L’Etiopia, dice Nyssen «ha usato la fame come un’arma». Gli aiuti internazionali sono stati sistematicamente bloccati, i campi sono stati incendiati, mentre mulini e fattorie sono stati distrutti. Nel frattempo, i contadini non potevano arare la terra per via dei combattimenti, per aver perso gli animali o perché gli veniva attivamente impedito dalle truppe etiopi.
La pace e il futuro
Il 3 novembre 2022, esattamente tre anni dopo lo scoppio del conflitto, il governo del Tigrè e quello Etiope hanno raggiunto un traballante accordo i pace. Oggi, la carestia nella regione prosegue, parte del territorio è ancora occupato dalle truppe eritree, mentre massacri e saccheggi continuano a verificarsi.
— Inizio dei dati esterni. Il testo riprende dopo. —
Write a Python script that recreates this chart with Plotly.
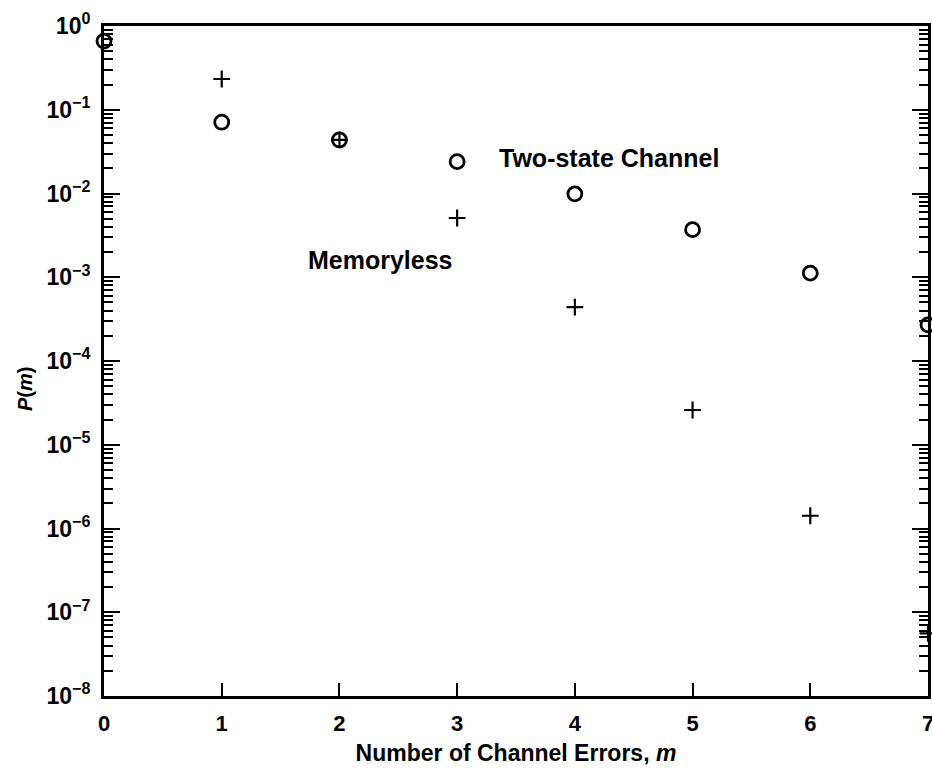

Ma il conflitto aperto, almeno, si è concluso.
Nel silenzio generale in cui questa guerra si è consumata e ha raggiunto una precaria soluzione, il lavoro di Nyssen ha gettato una luce su quello che accadeva nel paese. «Dare voce ai senza voce è sempre stato il nostro obiettivo», dice Nyssen. Poche settimane fa, i governi di Francia e Germania hanno chiesto al governo di Ahmed di dare conto dei massacri avvenuti in guerra come prezzo per la normalizzazione delle relazioni con l’Unione europea.
L’Europa è in una posizione difficile sull’Etiopia, responsabile di violenze e massacri, ma anche un paese strategico, sul punto di allinearsi sempre di più a Russia e Cina. È presto per dire se quella franco tedesca è solo una posa momentanea o se nasconde l’intenzione vera di richiedere chiarimenti. Tanto o poco, però, difficile immaginare che sarebbe andata nello stesso modo senza il lavoro di un piccolo gruppo di geografi belgi.